I hope I can improve this. You’ll see that the OSM streets don’t overlay precisely with land use. This I believe, but haven’t confirmed, to be the result of a project error in the Land Use data set. And an even better representation of the population density would have been a geo-join with area boundaries, had they been available. This would clearly show a thematic variation of population density. And of course, finer grained detail will be required to fulfill the original intention to show Nairobi’s vast differences in population density.
Where have we gone
Government data sets, authoratative civil society data sets, and completely crowd sourced data sets, layerd together in a single map, revealing a little more about Nairobi, and about the data itself. Each is collected, distributed, and updated in different methods. In some ways, I feel OSM leads the wild edge here of what’s possible, and what we want: a truly social environment for data. Data without community is data dry and unimportant. Of course, I’m not saying OSM is the final repository for all data: OSM doesn’t deal with demographic and private data of a census, and the methods to authoritatively certify versions of OSM data are just starting. But this hasn’t stopped several kinds of OSM and government interaction already beyond the “traditional” import, with the likes of Portland and the USGS interacting with the OSM community.

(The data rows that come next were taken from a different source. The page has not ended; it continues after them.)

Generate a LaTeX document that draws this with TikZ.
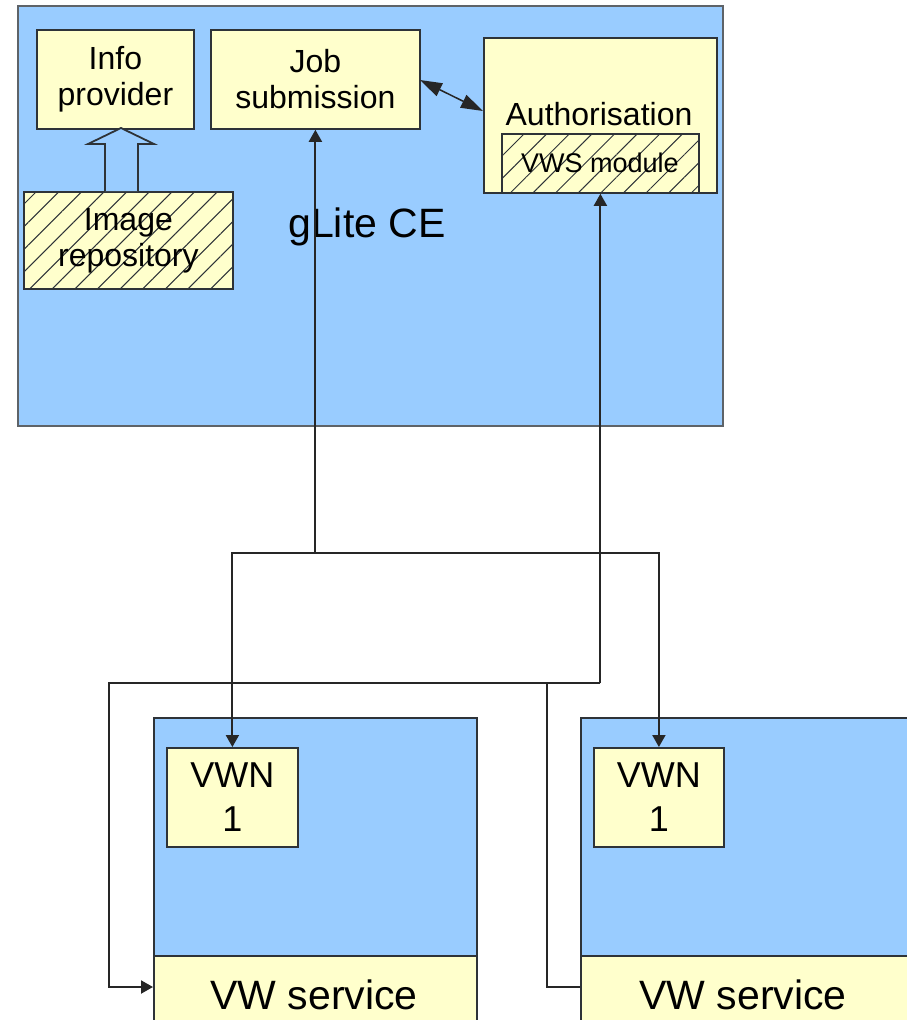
\documentclass[tikz,border=0pt]{standalone}
\usepackage{fontspec}
\setmainfont{Liberation Sans}
\usetikzlibrary{arrows.meta,patterns.meta}
\definecolor{ceblue}{HTML}{99CCFF}
\definecolor{boxyel}{HTML}{FFFFCC}
\definecolor{edge}{HTML}{2E3338}
\definecolor{outer}{HTML}{5E6368}
\tikzset{
  box/.style={draw=edge, fill=boxyel, line width=1.8pt, inner sep=0pt, anchor=north west, align=center},
  panel/.style={draw=edge, fill=ceblue, line width=1.8pt, inner sep=0pt, anchor=north west},
  hatched/.style={box, postaction={pattern={Lines[angle=45,distance=16pt,line width=1pt]}, pattern color=edge}},
  lbl/.style={font=\fontsize{32}{36}\selectfont},
  big/.style={font=\fontsize{41}{46}\selectfont},
  link/.style={draw=black!85, line width=2pt},
  tip/.style={-{Triangle[length=12pt,width=13pt]}},
}
\begin{document}
\begin{tikzpicture}[x=1pt,y=-1pt]
\useasboundingbox (0,0) rectangle (906,1020);
\fill[white] (0,0) rectangle (906,1020);

% gLite CE
\node[panel, draw=outer, minimum width=705pt, minimum height=420pt] (ce) at (17,5) {};
\node[big, anchor=base] (celbl) at (367,237) {gLite CE};

\node[box, lbl, minimum width=157pt, minimum height=99pt] (info) at (36,29) {Info\\provider};
\node[box, lbl, minimum width=209pt, minimum height=99pt] (job) at (210,29) {Job\\submission};
\node[box, minimum width=233pt, minimum height=155pt] (auth) at (483,37) {};
\node[lbl, anchor=base] (authlbl) at (599,125) {Authorisation};
\node[hatched, minimum width=197pt, minimum height=59pt] (vws) at (501,133) {};
\node[anchor=base, font=\fontsize{27}{30}\selectfont] (vwslbl) at (600,172) {VWS module};
\node[hatched, lbl, minimum width=209pt, minimum height=97pt] (repo) at (23,191) {Image\\repository};

% hollow arrow from the repository to the info provider
\draw[draw=edge, fill=ceblue, line width=1.8pt, line join=miter]
  (105,191) -- (105,144) -- (88,144) -- (121,128) -- (154,144) -- (138,144) -- (138,191);

% link between job submission and authorisation
\draw[link, line width=1.5pt, {Triangle[length=22pt,width=14pt]}-{Triangle[length=22pt,width=14pt]}]
  (420,80) -- (483,111);

% virtual workspace hosts
\node[panel, minimum width=323pt, minimum height=238pt] (panL) at (153,717) {};
\node[box, minimum width=323pt, minimum height=75pt] (svcL) at (153,955) {};
\node[big, anchor=base] (svcLlbl) at (314,1009) {VW service};
\node[box, font=\fontsize{36}{44}\selectfont, minimum width=131pt, minimum height=99pt] (vwnL) at (166,747) {VWN\\1};

\node[panel, minimum width=330pt, minimum height=238pt] (panR) at (580,717) {};
\node[box, minimum width=330pt, minimum height=75pt] (svcR) at (580,955) {};
\node[big, anchor=base] (svcRlbl) at (743,1009) {VW service};
\node[box, font=\fontsize{36}{44}\selectfont, minimum width=130pt, minimum height=99pt] (vwnR) at (593,747) {VWN\\1};

% job submission to the worker nodes
\coordinate (hubA) at (job.south |- 0,553);
\draw[link, tip] (hubA) -- (job.south);
\draw[link, tip] (hubA) -| (vwnL.north);
\draw[link, tip] (hubA) -| (vwnR.north);

% authorisation to the VW services
\coordinate (hubB) at (auth.south |- 0,683);
\coordinate (turnL) at (109,683);
\coordinate (turnR) at (547,683);
\draw[link, tip] (hubB) -- (auth.south);
\draw[link, tip] (hubB) -- (turnL) |- (svcL.west |- 0,987);
\draw[link] (turnR) |- (svcR.west |- 0,987);
\end{tikzpicture}
\end{document}
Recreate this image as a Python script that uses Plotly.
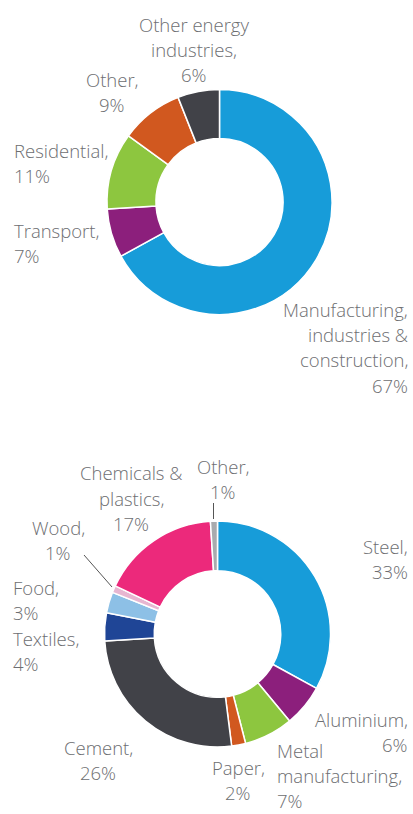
import plotly.graph_objects as go

# Emissions by sector (top ring)
sector_labels = ["Manufacturing,<br>industries &<br>construction", "Transport", "Residential",
                 "Other", "Other energy<br>industries"]
sector_values = [67, 7, 11, 9, 6]
sector_colors = ["#179cd9", "#8c1f7c", "#8dc63f", "#d1581f", "#414248"]

# Breakdown of manufacturing, industries & construction (bottom ring)
industry_labels = ["Steel", "Aluminium", "Metal<br>manufacturing", "Paper", "Cement",
                   "Textiles", "Food", "Wood", "Chemicals &<br>plastics", "Other"]
industry_values = [33, 6, 7, 2, 26, 4, 3, 1, 17, 1]
industry_colors = ["#179cd9", "#8c1f7c", "#8dc63f", "#d1581f", "#414248",
                   "#1f4596", "#8dc0e6", "#e7b6d1", "#ec297b", "#a9abae"]

W, H = 413, 814
TEXT = "#6d6e71"
FONT = "Open Sans"
FS = 18.5


def dom(cx, cy, r):
    return dict(x=[(cx - r) / W, (cx + r) / W], y=[1 - (cy + r) / H, 1 - (cy - r) / H])


fig = go.Figure()
fig.add_trace(go.Pie(
    labels=[l.replace("<br>", " ") for l in sector_labels], values=sector_values,
    marker=dict(colors=sector_colors, line=dict(color="white", width=1.5)),
    hole=0.565, sort=False, direction="clockwise", rotation=0,
    textinfo="none", domain=dom(219.5, 202, 112.5), showlegend=False,
))
fig.add_trace(go.Pie(
    labels=[l.replace("<br>", " ") for l in industry_labels], values=industry_values,
    marker=dict(colors=industry_colors, line=dict(color="white", width=1.5)),
    hole=0.56, sort=False, direction="clockwise", rotation=0,
    textinfo="none", domain=dom(217.5, 634, 113), showlegend=False,
))

# label placement: (x, y of first line, xanchor)
sector_pos = [(410, 309, "right"), (12, 230, "left"), (12, 150, "left"),
              (112, 79, "center"), (194, 24, "center")]
industry_pos = [(410, 546, "right"), (410, 719, "right"), (275, 750, "left"),
                (238, 767, "center"), (98, 747, "center"), (11, 638, "left"),
                (11, 587, "left"), (58, 527, "center"), (131, 473, "center"),
                (223, 466, "center")]

LINE = 25.4
annotations = []


def add_labels(labels, values, positions):
    for lab, val, (x, y, anchor) in zip(labels, values, positions):
        lines = (lab + ",").split("<br>") + [f"{val}%"]
        for i, line in enumerate(lines):
            annotations.append(dict(
                x=x / W, y=1 - (y + i * LINE) / H, xref="paper", yref="paper",
                text=line, showarrow=False, xanchor=anchor, yanchor="middle",
                font=dict(family=FONT, size=FS, color=TEXT, weight=300),
            ))


add_labels(sector_labels, sector_values, sector_pos)
add_labels(industry_labels, industry_values, industry_pos)

# leader lines for the two thinnest slices
shapes = [
    dict(type="line", xref="paper", yref="paper", x0=213.5 / W, x1=213.5 / W,
         y0=1 - 503 / H, y1=1 - 519 / H, line=dict(color="#555", width=1)),
    dict(type="line", xref="paper", yref="paper", x0=84 / W, x1=112 / W,
         y0=1 - 555 / H, y1=1 - 587 / H, line=dict(color="#555", width=1)),
]

fig.update_layout(
    width=W, height=H, margin=dict(l=0, r=0, t=0, b=0),
    paper_bgcolor="white", plot_bgcolor="white",
    annotations=annotations, shapes=shapes,
)
fig.write_html("out.html")
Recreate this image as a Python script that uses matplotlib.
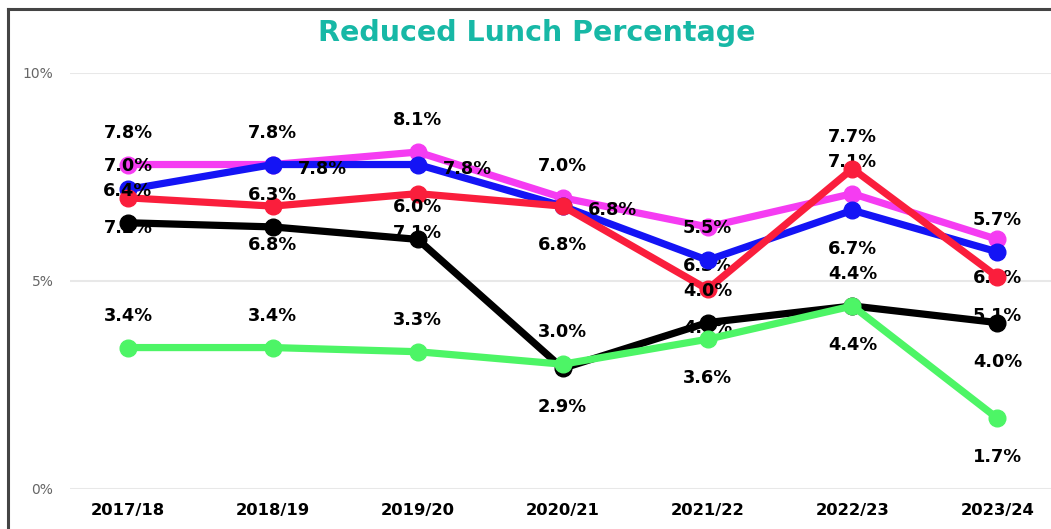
import matplotlib
matplotlib.use('Agg')
import matplotlib.pyplot as plt
from matplotlib.lines import Line2D

# Данные
years = ['2017/18', '2018/19', '2019/20', '2020/21', '2021/22', '2022/23', '2023/24']
pink_vals = [7.8, 7.8, 8.1, 7.0, 6.3, 7.1, 6.0]
blue_vals = [7.2, 7.8, 7.8, 6.8, 5.5, 6.7, 5.7]
red_vals = [7.0, 6.8, 7.1, 6.8, 4.8, 7.7, 5.1]
black_vals = [6.4, 6.3, 6.0, 2.9, 4.0, 4.4, 4.0]
green_vals = [3.4, 3.4, 3.3, 3.0, 3.6, 4.4, 1.7]

# где стоит подпись: a - над точкой, b - под точкой, r - справа
pink_pos = ['a', 'a', 'a', 'a', 'b', 'a', 'b']
blue_pos = ['b', 'r', 'r', 'r', 'a', 'b', 'a']
red_pos = ['a', 'b', 'b', 'b', 'b', 'a', 'b']
black_pos = ['a', 'a', 'a', 'b', 'a', 'a', 'b']
green_pos = ['a', 'a', 'a', 'a', 'b', 'b', 'b']

offsets = {'a': (0, 32), 'b': (0, -39), 'r': (50, -4)}

series = [
    (pink_vals, pink_pos, '#F53CF2'),
    (blue_vals, blue_pos, '#1414F5'),
    (red_vals, red_pos, '#FA1E3C'),
    (black_vals, black_pos, '#000000'),
    (green_vals, green_pos, '#4DF566'),
]

fig = plt.figure(figsize=(10.51, 5.29), dpi=100)
ax = fig.add_axes([70 / 1051, 40 / 529, 981 / 1051, 416 / 529])

x = list(range(len(years)))
z = 3
for vals, pos, color in series:
    ax.plot(x, vals, color=color, linewidth=5.2, marker='o', markersize=12,
            solid_capstyle='round', zorder=z)
    for xi, v, p in zip(x, vals, pos):
        ax.annotate(f'{v:.1f}%', (xi, v), xytext=offsets[p], textcoords='offset pixels',
                    ha='center', va='center', fontsize=12.8, fontweight='bold',
                    color='black', zorder=z + 0.5)
    z += 1

ax.set_xlim(-0.4, 6.37)
ax.set_ylim(0, 10)
ax.set_yticks([0, 5, 10])
ax.set_yticklabels(['0%', '5%', '10%'])
ax.set_xticks(x)
ax.set_xticklabels(years, fontweight='bold', fontsize=11.8)
ax.tick_params(axis='x', length=0, pad=10)
ax.tick_params(axis='y', length=0, pad=12, labelsize=10, labelcolor='#666666')
ax.grid(axis='y', color='#E8E8E8', linewidth=1.5, zorder=0)
ax.set_axisbelow(True)
for s in ax.spines.values():
    s.set_visible(False)

fig.text(0.511, 0.938, 'Reduced Lunch Percentage', ha='center', va='center',
         fontsize=20.5, fontweight='bold', color='#17B8A6')

# рамка сверху и слева
fig.add_artist(Line2D([8 / 1051, 1], [1 - 9 / 529, 1 - 9 / 529], color='#444444', linewidth=2.2))
fig.add_artist(Line2D([8 / 1051, 8 / 1051], [0, 1 - 9 / 529], color='#444444', linewidth=2.2))

plt.savefig('out.png', dpi=100)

The ultimate promise of all this OpenDataKE is not necessarily in the data itself, but in the deep and wide serving conversations openness triggers. My own personal metric for this will be when government officials from OpenDataKE and slum dwellers from Kibera and Mathare (and Mukuru) openly collaborate and work together. Can’t wait to see this happen. To get there, I challenge you too … get geeky with some data and write about it!